California Declares Grid Emergency

California
California officials declared a statewide grid emergency.

California officials declared a statewide grid emergency to cope with surging demand for power amid a blistering heat wave, raising the prospect of rolling blackouts.

The California Independent System Operator issued a level-1 energy emergency alert around 3:10 p.m. local time Wednesday after tapping all of its available power supplies. The notice, which comes after officials asked homes and businesses to conserve, is a warning that the state is anticipating power shortages.

It’s the biggest test for California’s grid since the summer of 2020, when rolling outages engulfed portions of the state. It comes as Russia’s war in Ukraine triggers an energy crisis in Europe and as record temperatures driven by climate change tax grids around the globe.

“It’s pretty clear Mother Nature has outrun us,” Governor Gavin Newsom, who issued an emergency proclamation Wednesday to free up extra power supplies, said during a news conference. “The reality is we’re living in an age of extremes — extreme heat, extreme drought.”

Newsom’s order temporarily loosens environmental regulations on gas-burning power plants, allowing them to run full-tilt during the heat wave, which the governor said could last for a week. It also allows businesses to use backup generators, rather than pulling electricity from the grid, and permits ships at the state’s busy ports to generate their own power while docked.

The order also warned that the grid operator, known as Caiso, forecasts potential electricity shortages of 3 gigawatts each evening from Sept. 4 through Sept. 6.

The worst dry spell in 1,200 years has gripped nearly every inch of California with drought this summer, leaving rivers and reservoirs perilously low. That has significant implications for a state that generates about 10% of its electricity from hydroelectric dams and has aggressively closed natural-gas power plants in recent years.
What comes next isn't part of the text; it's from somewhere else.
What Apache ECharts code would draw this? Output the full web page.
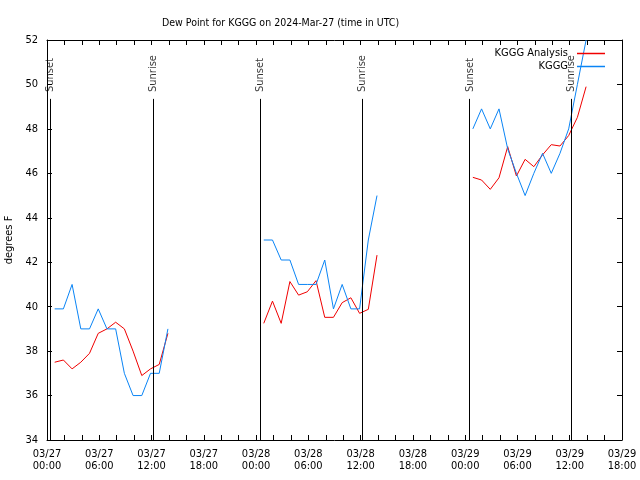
<!DOCTYPE html>
<html>
<head>
<meta charset="utf-8">
<script src="https://cdn.jsdelivr.net/npm/echarts@6/dist/echarts.min.js"></script>
<style>html,body{margin:0;padding:0;background:#fff;}#c{width:640px;height:480px;}</style>
</head>
<body>
<div id="c"></div>
<script>
// hours since 2024-03-27 00:00 UTC (null rows mark data gaps)
const obsHours = [0.88,1.88,2.88,3.88,4.88,5.88,6.88,7.88,8.88,9.88,10.88,11.88,12.88,13.88, 14.88,
  24.88,25.88,26.88,27.88,28.88,29.88,30.88,31.88,32.88,33.88,34.88,35.88,36.88,37.88, 38.88,
  48.88,49.88,50.88,51.88,52.88,53.88,54.88,55.88,56.88,57.88,58.88,59.88,60.88,61.88];
const kgggValues = [39.9,39.9,41.0,39.0,39.0,39.9,39.0,39.0,37.0,36.0,36.0,37.0,37.0,39.0, null,
  43.0,43.0,42.1,42.1,41.0,41.0,41.0,42.1,39.9,41.0,39.9,39.9,43.0,45.0, null,
  48.0,48.9,48.0,48.9,47.1,46.0,45.0,46.0,46.9,46.0,46.9,48.0,50.0,52.0];
const analysisValues = [37.5,37.6,37.2,37.5,37.9,38.8,39.0,39.3,39.0,38.0,36.9,37.2,37.4,38.8, null,
  39.25,40.25,39.25,41.13,40.52,40.67,41.17,39.52,39.52,40.18,40.4,39.7,39.88,42.32, null,
  45.82,45.7,45.28,45.8,47.2,45.88,46.63,46.3,46.83,47.29,47.23,47.7,48.52,49.9];
const sunNames = ['Sunset','Sunrise','Sunset','Sunrise','Sunset','Sunrise'];
const sunHours = [0.38,12.24,24.49,36.23,48.52,60.2];
const xTickLabels = ['03/27\n00:00','03/27\n06:00','03/27\n12:00','03/27\n18:00',
  '03/28\n00:00','03/28\n06:00','03/28\n12:00','03/28\n18:00',
  '03/29\n00:00','03/29\n06:00','03/29\n12:00','03/29\n18:00'];
const yMin = 34, yMax = 52, yStep = 2;
const sunLineTop = 49.35, sunLabelBase = 49.66;

const FONT = "'DejaVu Sans Condensed','Liberation Sans Narrow',sans-serif";
const chart = echarts.init(document.getElementById('c'), null, {renderer:'canvas'});

const pairs = (vals) => obsHours.map((h,i) => [h, vals[i]]);
const axisCommon = {
  type:'value', min:0, max:66, interval:6,
  axisLine:{show:true, onZero:false, lineStyle:{color:'#000', width:1}},
  axisTick:{show:true, inside:true, length:5, lineStyle:{color:'#000'}},
  minorTick:{show:true, splitNumber:3, length:5, lineStyle:{color:'#000'}},
  splitLine:{show:false}
};
const yCommon = {
  type:'value', min:yMin, max:yMax, interval:yStep,
  axisLine:{show:true, onZero:false, lineStyle:{color:'#000', width:1}},
  axisTick:{show:true, inside:true, length:5, lineStyle:{color:'#000'}},
  splitLine:{show:false}
};

chart.setOption({
  animation:false,
  backgroundColor:'#fff',
  title:{text:'Dew Point for KGGG on 2024-Mar-27 (time in UTC)', left:157, top:13,
    textStyle:{fontFamily:FONT, fontSize:10.5, fontWeight:'normal', color:'#000'}},
  grid:{left:47, right:18, top:40, bottom:40, containLabel:false, outerBoundsMode:'none'},
  legend:[
    {data:['KGGG Analysis'], right:30, top:43, align:'right', orient:'vertical', icon:'rect',
     itemWidth:28, itemHeight:1.5, itemGap:0, selectedMode:false,
     textStyle:{fontFamily:FONT, fontSize:11, color:'#000', padding:[0,4,0,0]}},
    {data:['KGGG'], right:30, top:56, align:'right', orient:'vertical', icon:'rect',
     itemWidth:28, itemHeight:1.5, itemGap:0, selectedMode:false,
     textStyle:{fontFamily:FONT, fontSize:11, color:'#000', padding:[0,4,0,0]}}
  ],
  xAxis:[
    Object.assign({}, axisCommon, {position:'bottom',
      axisLabel:{show:true, margin:8, color:'#000', fontFamily:FONT, fontSize:11, lineHeight:12,
        formatter:(v)=>xTickLabels[Math.round(v/6)]}}),
    Object.assign({}, axisCommon, {position:'top', axisLabel:{show:false}})
  ],
  yAxis:[
    Object.assign({}, yCommon, {position:'left', name:'degrees F', nameLocation:'middle', nameGap:31,
      nameTextStyle:{fontFamily:FONT, fontSize:11, color:'#000'},
      axisLabel:{show:true, margin:9, color:'#000', fontFamily:FONT, fontSize:11}}),
    Object.assign({}, yCommon, {position:'right', axisLabel:{show:false}})
  ],
  series:[
    {name:'KGGG Analysis', type:'line', data:pairs(analysisValues), showSymbol:false, symbol:'none',
     connectNulls:false, color:'#f00000', lineStyle:{width:1, color:'#f00000'}, silent:true},
    {name:'KGGG', type:'line', data:pairs(kgggValues), showSymbol:false, symbol:'none',
     connectNulls:false, color:'#0a84f5', lineStyle:{width:1, color:'#0a84f5'}, silent:true},
    {name:'sun', type:'scatter', symbolSize:0, silent:true,
     data: sunHours.map((h,i)=>({value:[h, sunLabelBase], name:sunNames[i]})),
     label:{show:true, position:'inside', formatter:'{b}', rotate:90, align:'left', verticalAlign:'middle',
       fontFamily:FONT, fontSize:11, color:'#000'},
     markLine:{silent:true, symbol:['none','none'], label:{show:false},
       lineStyle:{color:'#000', width:1, type:'solid'},
       data: sunHours.map(h=>[{coord:[h, yMin]},{coord:[h, sunLineTop]}])}
    }
  ]
});
</script>
</body>
</html>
The grid operator reported that about 9 gigawatts of power-generating capacity wasn’t available Wednesday, including a 480 megawatt natural-gas unit in Southern California. A gigawatt is enough to power about 750,000 homes in California.

Officials asked residents to conserve power on both Wednesday and Thursday between 4 and 9 p.m. local time as temperatures soar above 100 degrees Fahrenheit (38 degrees Celsius).
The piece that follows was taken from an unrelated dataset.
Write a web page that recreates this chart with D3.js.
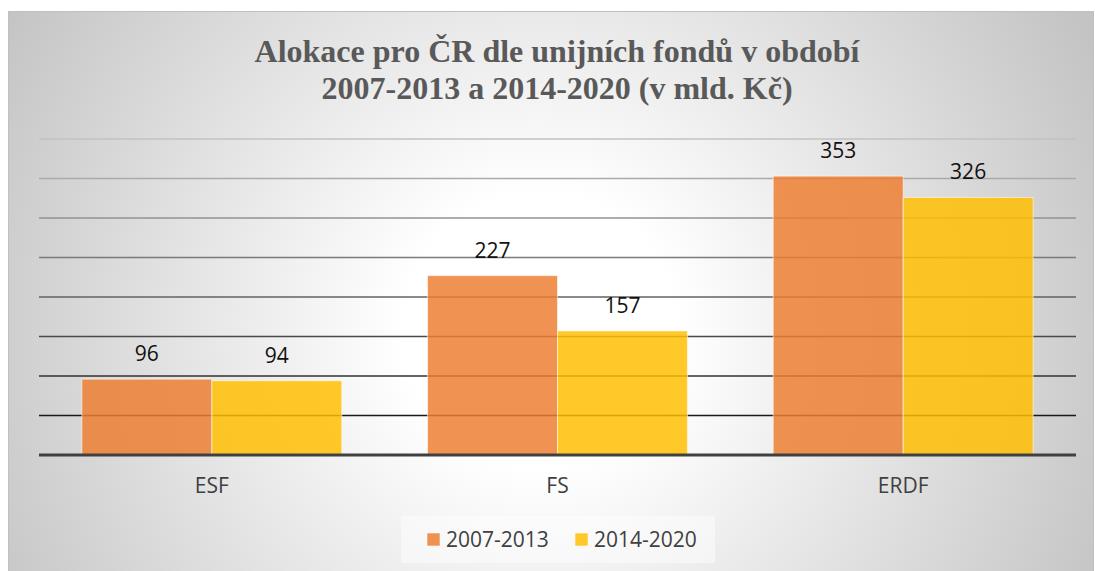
<!DOCTYPE html>
<html>
<head>
<meta charset="utf-8">
<script src="https://cdn.jsdelivr.net/npm/d3@7"></script>
<style>
  html, body { margin: 0; padding: 0; background: #ffffff; }
  svg { display: block; }
</style>
</head>
<body>
<svg id="chart" width="1095" height="571"></svg>
<script>
// ---- data ----
const titleLines = ["Alokace pro ČR dle unijních fondů v období", "2007-2013 a 2014-2020 (v mld. Kč)"];
const categories = ["ESF", "FS", "ERDF"];
const seriesNames = ["2007-2013", "2014-2020"];
const values2007 = [96, 227, 353];
const values2014 = [94, 157, 326];
const gridTicks = [0, 50, 100, 150, 200, 250, 300, 350, 400];
const seriesColors = ["#ED7D31", "#FFC000"];

const seriesValues = [values2007, values2014];
const data = categories.map((c, i) => ({
  cat: c,
  vals: seriesNames.map((s, j) => ({ series: s, idx: j, value: seriesValues[j][i] }))
}));

const W = 1095, H = 571;
const svg = d3.select("#chart");
const defs = svg.append("defs");

// background radial gradient
const rg = defs.append("radialGradient")
  .attr("id", "bg").attr("gradientUnits", "userSpaceOnUse")
  .attr("cx", 540).attr("cy", 330).attr("r", 620);
rg.append("stop").attr("offset", 0).attr("stop-color", "#ffffff");
rg.append("stop").attr("offset", 0.22).attr("stop-color", "#ffffff");
rg.append("stop").attr("offset", 1).attr("stop-color", "#c4c4c4");

svg.append("rect")
  .attr("x", 8.5).attr("y", 11.5).attr("width", 1085).attr("height", 565)
  .attr("fill", "url(#bg)").attr("stroke", "#c0c0c0").attr("stroke-width", 1);

// title
const title = svg.append("text")
  .attr("text-anchor", "middle")
  .attr("font-family", "'Liberation Serif', 'Times New Roman', serif")
  .attr("font-weight", "bold").attr("font-size", 32)
  .attr("fill", "#595959");
titleLines.forEach((t, i) => {
  title.append("tspan").attr("x", 557).attr("y", 62 + i * 36.5).text(t);
});

// scales
const plotLeft = 39, plotRight = 1076;
const y = d3.scaleLinear().domain([0, 400]).range([455, 139]);
const x0 = d3.scaleBand().domain(categories).range([plotLeft, plotRight]).padding(0);
const x1 = d3.scaleBand().domain(seriesNames).range([0, x0.bandwidth()])
  .paddingInner(0).paddingOuter(0.33);

// gridlines (darker toward the bottom)
const gridColor = d3.scaleLinear().domain([400, 50]).range(["#c2c2c2", "#1a1a1a"]);
svg.append("g").selectAll("line")
  .data(gridTicks.filter(d => d > 0))
  .join("line")
  .attr("x1", plotLeft).attr("x2", plotRight)
  .attr("y1", d => y(d)).attr("y2", d => y(d))
  .attr("stroke", d => gridColor(d))
  .attr("stroke-width", 1.6);

// bars
const groups = svg.append("g").selectAll("g")
  .data(data).join("g")
  .attr("transform", d => `translate(${x0(d.cat)},0)`);

groups.selectAll("rect")
  .data(d => d.vals).join("rect")
  .attr("x", d => x1(d.series))
  .attr("y", d => y(d.value))
  .attr("width", x1.bandwidth())
  .attr("height", d => y(0) - y(d.value))
  .attr("fill", d => seriesColors[d.idx])
  .attr("fill-opacity", 0.84)
  .attr("stroke", "#ffffff").attr("stroke-opacity", 0.55).attr("stroke-width", 1);

groups.selectAll("text")
  .data(d => d.vals).join("text")
  .attr("x", d => x1(d.series) + x1.bandwidth() / 2)
  .attr("y", d => y(d.value) - 18)
  .attr("text-anchor", "middle")
  .attr("font-family", "'Open Sans', sans-serif")
  .attr("font-size", 21)
  .attr("fill", "#111111")
  .text(d => d.value);

// baseline axis
svg.append("line")
  .attr("x1", plotLeft).attr("x2", plotRight)
  .attr("y1", y(0)).attr("y2", y(0))
  .attr("stroke", "#404040").attr("stroke-width", 3);

// category axis
const xAxis = svg.append("g")
  .attr("transform", `translate(0,${y(0)})`)
  .call(d3.axisBottom(x0).tickSize(0).tickPadding(23));
xAxis.select(".domain").remove();
xAxis.selectAll("text")
  .attr("font-family", "'Open Sans', sans-serif")
  .attr("font-size", 21)
  .attr("fill", "#404040");

// legend
svg.append("rect")
  .attr("x", 401).attr("y", 516).attr("width", 314).attr("height", 47)
  .attr("fill", "#ffffff").attr("fill-opacity", 0.45);
const legendX = [427, 575];
const lg = svg.append("g").selectAll("g")
  .data(seriesNames).join("g")
  .attr("transform", (d, i) => `translate(${legendX[i]},533)`);
lg.append("rect")
  .attr("width", 13).attr("height", 13)
  .attr("fill", (d, i) => seriesColors[i]).attr("fill-opacity", 0.84)
  .attr("stroke", "#ffffff").attr("stroke-opacity", 0.55);
lg.append("text")
  .attr("x", 19).attr("y", 14)
  .attr("font-family", "'Open Sans', sans-serif")
  .attr("font-size", 21)
  .attr("fill", "#404040")
  .text(d => d);
</script>
</body>
</html>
California’s electricity demand is forecast to build over the next week and top 48 gigawatts on Monday and Tuesday, which would be the highest on the state grid since 2017, according to Caiso. Officials are projecting a shortfall of contracted reserves — excess supplies kept on hand as backup to prevent blackouts– during some of the tightest hours starting Wednesday night.

“We’re seeing some supply uncertainties for later in the day, so we’re asking consumers to help stabilize the grid by conserving electricity,” Caiso spokeswoman Anne Gonzales said in an email.

The call for conservation comes hours before state lawmakers are expected to decide the fate of the state’s largest power-generating facility: the Diablo Canyon nuclear plant. The two atomic reactors — the last remaining ones in the state — are scheduled to close by the end of 2025. But Newsom is pushing legislators to extend their lives by five years to shore up the grid against blackouts as the state transitions to renewable energy.

“This is critical in the context of making sure we have energy reliability going forward,” he said Wednesday.